Após tantas especulações, creio que se possa dizer que a beleza – a verdadeira – passa uma mensagem implícita de atração e adesão. Não por acaso os helenos criaram protótipos artísticos de estética e encheram seus palácios e templos de representações belas do humano. E até hoje você e eu, quando ouvimos falar da Grécia Antiga, logo somos reportados à imagem da beleza.
Falando nisso, logo me vem à mente – provindo direto do imaginário greco-romano – o mito de Narciso, encantado que ficou com a sua própria imagem refletida no lago. O nome Narciso, aliás – originário do vocábulo grego narcose – significa entorpecimento, ou a possibilidade de algo nos narcotizar, nos envolver numa espécie de torpor ou encantamento. E aqui se realce, ainda uma vez, a comoção causada pela beleza, vista aqui por um outro ângulo, já que a minha premissa básica nesse silogismo se refere à beleza que contemplamos no exterior, ou seja, para muito além de nós mesmos. Aliás, nesse sentido se posicionou Mc Luhan, que afirmou, a respeito, que os seres humanos se encantam por algo externo, uma extensão de si mesmos, em qualquer material ou existência que não sejam eles próprios. Ou seja, buscamos essa beleza-fascinação para além de nossos olhos. Assim, o filósofo-educador sustentou que Narciso viu algo a mais naquele mítico lago: ele teria enxergado não a si próprio, mas a extensão do próprio homem. Nesse sentido, creio que possamos dizer haver Narciso se fascinado com a imagem refletora do ser humano. Comoveu-se, pois, com a beleza humana.

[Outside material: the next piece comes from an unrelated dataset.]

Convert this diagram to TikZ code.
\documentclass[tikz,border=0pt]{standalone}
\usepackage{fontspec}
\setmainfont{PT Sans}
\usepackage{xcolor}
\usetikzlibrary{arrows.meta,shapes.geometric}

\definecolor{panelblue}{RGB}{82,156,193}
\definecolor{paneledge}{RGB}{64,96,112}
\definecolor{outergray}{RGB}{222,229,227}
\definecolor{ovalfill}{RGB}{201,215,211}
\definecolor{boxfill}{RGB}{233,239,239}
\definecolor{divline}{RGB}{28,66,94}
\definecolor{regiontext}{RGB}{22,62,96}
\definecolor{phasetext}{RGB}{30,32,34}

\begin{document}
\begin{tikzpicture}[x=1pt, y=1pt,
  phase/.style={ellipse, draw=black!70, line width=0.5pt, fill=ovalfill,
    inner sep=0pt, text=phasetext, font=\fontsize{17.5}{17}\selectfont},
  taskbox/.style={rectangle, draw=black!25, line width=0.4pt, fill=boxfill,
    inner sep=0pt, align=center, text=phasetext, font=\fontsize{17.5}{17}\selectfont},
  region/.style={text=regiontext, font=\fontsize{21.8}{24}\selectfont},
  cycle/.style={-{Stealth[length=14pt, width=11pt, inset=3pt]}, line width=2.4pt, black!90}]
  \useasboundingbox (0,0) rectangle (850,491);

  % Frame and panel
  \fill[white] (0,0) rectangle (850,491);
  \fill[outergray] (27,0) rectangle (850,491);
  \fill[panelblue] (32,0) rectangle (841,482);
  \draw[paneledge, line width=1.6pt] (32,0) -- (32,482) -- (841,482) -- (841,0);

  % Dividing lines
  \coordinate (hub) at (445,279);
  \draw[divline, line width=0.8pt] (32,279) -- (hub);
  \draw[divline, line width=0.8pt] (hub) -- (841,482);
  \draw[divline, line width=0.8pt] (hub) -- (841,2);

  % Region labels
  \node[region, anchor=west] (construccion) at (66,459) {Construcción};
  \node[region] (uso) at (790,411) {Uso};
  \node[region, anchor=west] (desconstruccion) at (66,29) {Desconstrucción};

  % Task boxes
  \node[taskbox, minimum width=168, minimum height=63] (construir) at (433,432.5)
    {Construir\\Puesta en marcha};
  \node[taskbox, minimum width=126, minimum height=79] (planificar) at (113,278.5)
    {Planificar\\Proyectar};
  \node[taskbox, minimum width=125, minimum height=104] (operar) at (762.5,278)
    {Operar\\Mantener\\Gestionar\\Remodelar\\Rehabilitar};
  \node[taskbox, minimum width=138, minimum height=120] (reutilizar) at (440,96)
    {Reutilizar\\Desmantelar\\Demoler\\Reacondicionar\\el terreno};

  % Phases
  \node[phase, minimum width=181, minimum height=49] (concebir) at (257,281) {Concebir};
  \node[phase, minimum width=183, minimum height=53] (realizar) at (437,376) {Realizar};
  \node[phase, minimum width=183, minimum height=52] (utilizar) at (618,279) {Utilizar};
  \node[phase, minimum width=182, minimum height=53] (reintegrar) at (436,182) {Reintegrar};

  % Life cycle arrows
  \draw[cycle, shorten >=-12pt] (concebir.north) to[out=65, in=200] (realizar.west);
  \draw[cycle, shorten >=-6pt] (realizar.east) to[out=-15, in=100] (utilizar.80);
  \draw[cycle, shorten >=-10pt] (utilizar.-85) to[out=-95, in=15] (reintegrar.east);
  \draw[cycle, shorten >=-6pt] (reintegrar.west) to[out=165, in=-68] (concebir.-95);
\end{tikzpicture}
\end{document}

Ninguém, afinal – pelo menos em princípio – poderia dizer que não aprecia o belo, visto ser este uma emanação ou captação do sentimento do mundo. As pessoas, muito naturalmente, gostam de estar num lugar bonito, de habitar um ambiente enfeitado com belezas, de vestir roupas bonitas, de apreciar pessoas igualmente belas, dessas que apascentam o olhar...
Não estou aqui dizendo que o convencionadamente belo é o que há de mais importante. Não é isso. Ele precisa de acessórios, qualidades outras, que devem pressupor, por exemplo, atributos refletores de beleza interna. Note aqui que até as qualidades ditas de espírito – que nada têm a ver com aparência – na hora de serem nominadas, recebem o nome genérico de beleza interna. Se preconcebemos isso como verdade absoluta, deve ser porque não gostamos ou não aceitamos como bens e desejos objetos que não sejam belos, afinal todos buscam o belo na infinitude do olhar. E nem é preciso ser um esteta para isso. Quando se é, então...
Lendo esse meu pensamento – será que é mesmo uma descoberta digna de teorização? – você definiu o tal sentimento de beleza? Sim, porque a beleza é, antes de tudo, um sentimento, cuja contemplação é ditada por um seu direcionado olhar. Identificou-se, pois, com o tal sentir? Relacionou aí na sua lista de lembranças algo que, de tão belo, atingiu o seu sentimento? Se a resposta for positiva, você concorda comigo que a beleza comove. Sinceramente, eu acho mesmo que sim.